2013 lrmi2013.nq.gz 214M
2014 lrmi2014.nq.gz 531M
2015 lrmi2015.nq.gz 762M

LRMI’ Dataset (including common errors)

This section refers to LRMI’, a variant of the LRMI corpus denoted above, where additionally quads were included which contained erroneous LRMI statements, considering the frequent errors described by Meusel et al, for instance, quads involving misspellings of LRMI terms.

2013 lrmi_with_common_error_2013.nq.gz 214M
2014 lrmi_with_common_error_2014.nq.gz 531M
2015 lrmi_with_common_error_2015.nq.gz 1.6G

LRMI” Dataset (fixed common errors)

This section refers to LRMI”, a variant of the LRMI’ corpus denoted above, where the common errors described by Meusel et al are fixed using a set of heuristics. Note that fixing of misused object properties has increased the size of the respective dataset, since for each new object property, corresponding objects and related triples are added.

2013 lrmi_fixed_common_error_2013.nq.gz 235M
2014 lrmi_fixed_common_error_2014.nq.gz 618M
2015 lrmi_fixed_common_error_2015.nq.gz 1.9G

LRMI Markup RDF/SPARQL Endpoint

In addition, the LRMI datasets (as opposed to the LRMI’ corpora) were made available as RDF dataset via a SPARQL endpoint at: http://asev.l3s.uni-hannover.de/sparql. The original quads <s, p, o, d> were transformed into triples by storing each triple <s, p, o> and adding a particular statement for each subject/resource URI of the form <s, http://data-observatory.org/appearsOn, d> where d denotes the URI from which a particular resource was extracted.
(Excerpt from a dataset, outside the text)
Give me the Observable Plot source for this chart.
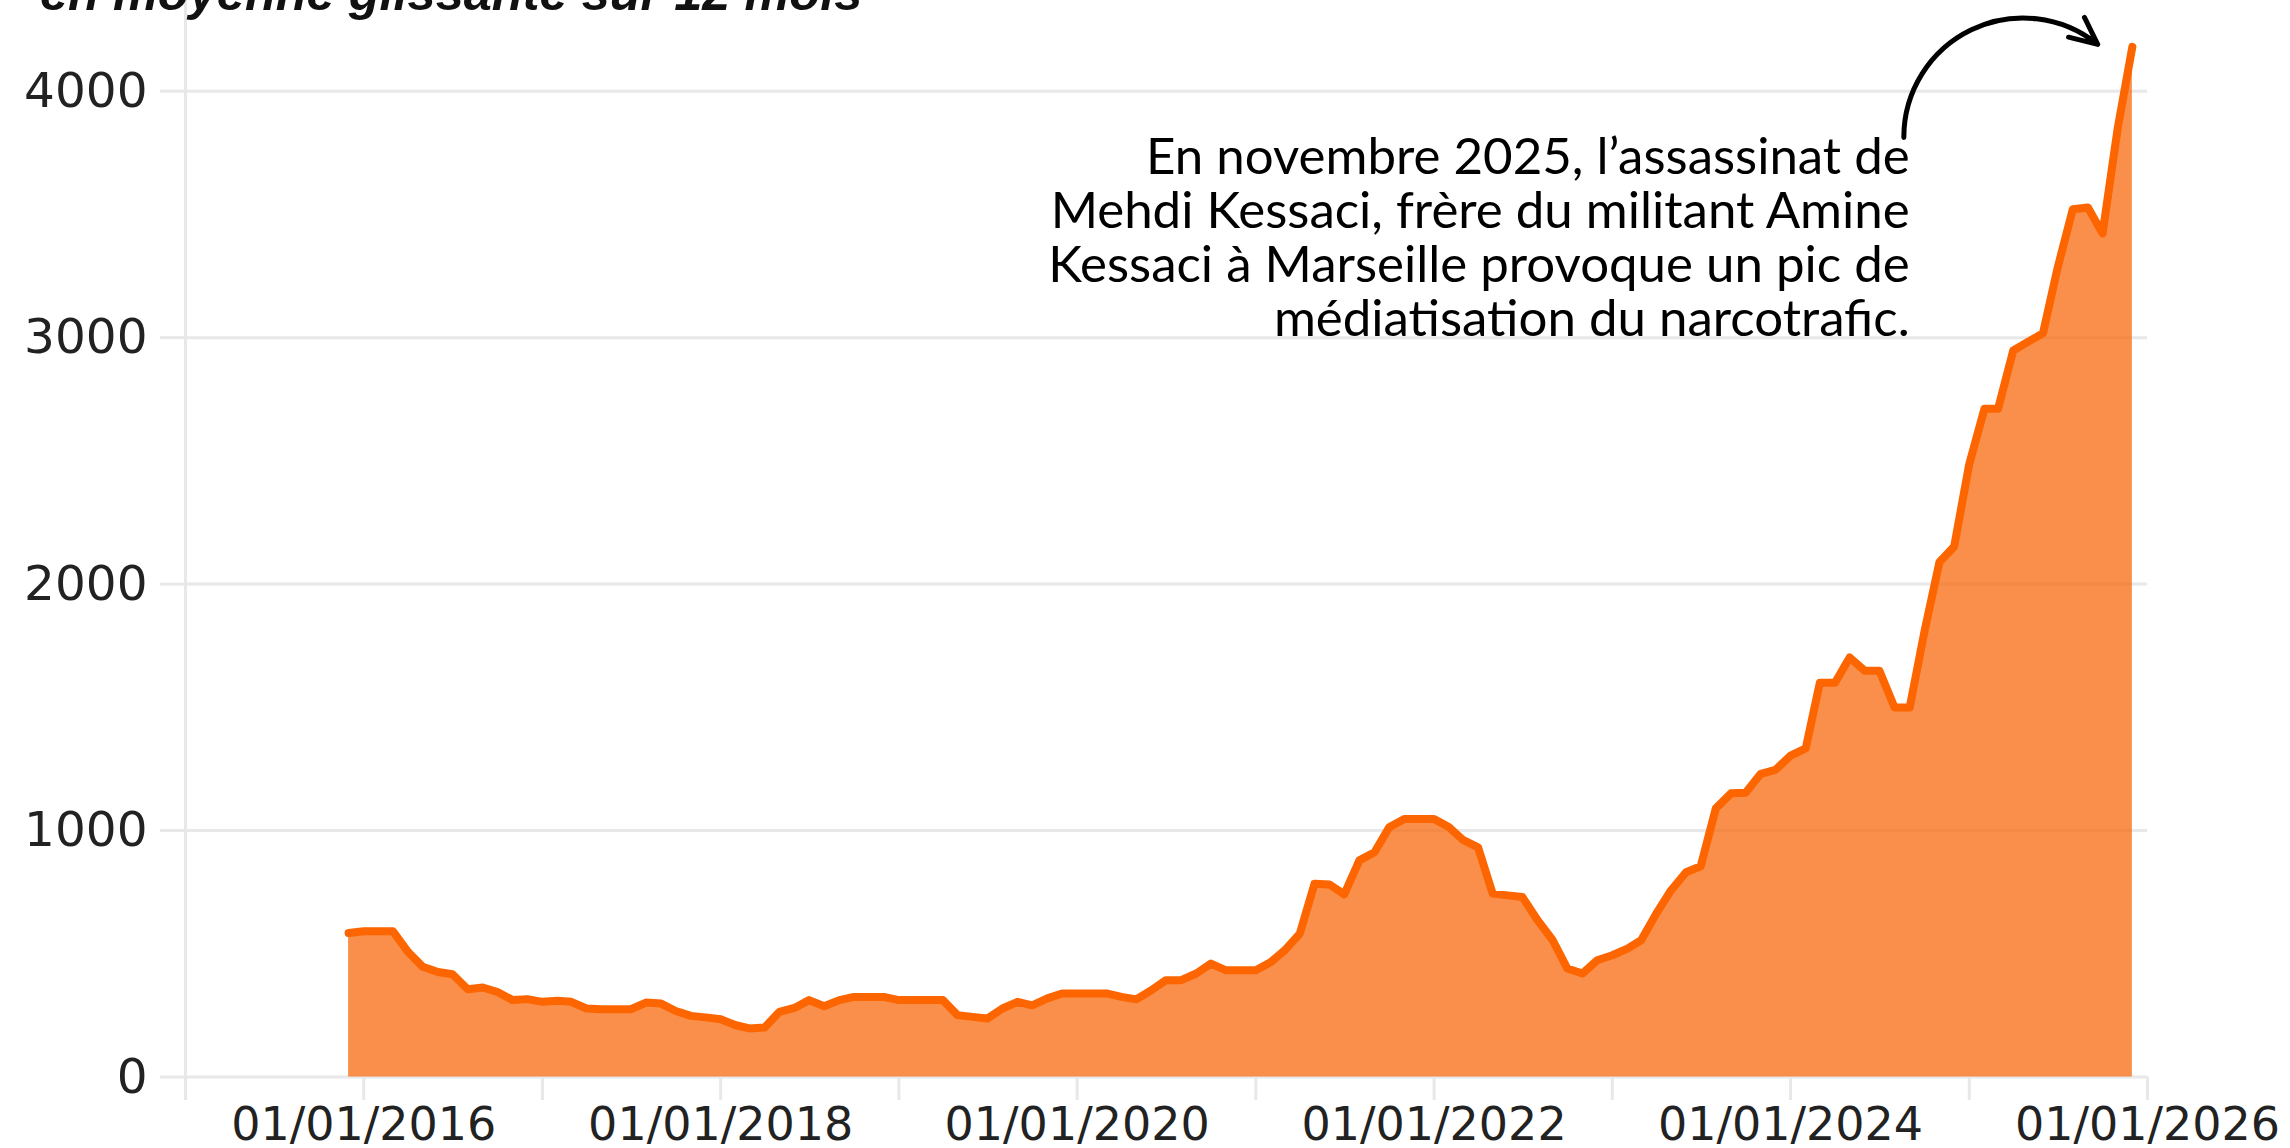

Please use the following graph URIs:

  • Graph URI of LRMI(CC13): http://data-observatory.org/lrmi-wdc-2013
  • Graph URI of LRMI(CC14): http://data-observatory.org/lrmi-wdc-2014
  • Graph URI of LRMI(CC15): http://data-observatory.org/lrmi-wdc-2015

Note: should the SPARQL endpoint be unresponsive, please refer to the data dumps mentioned above.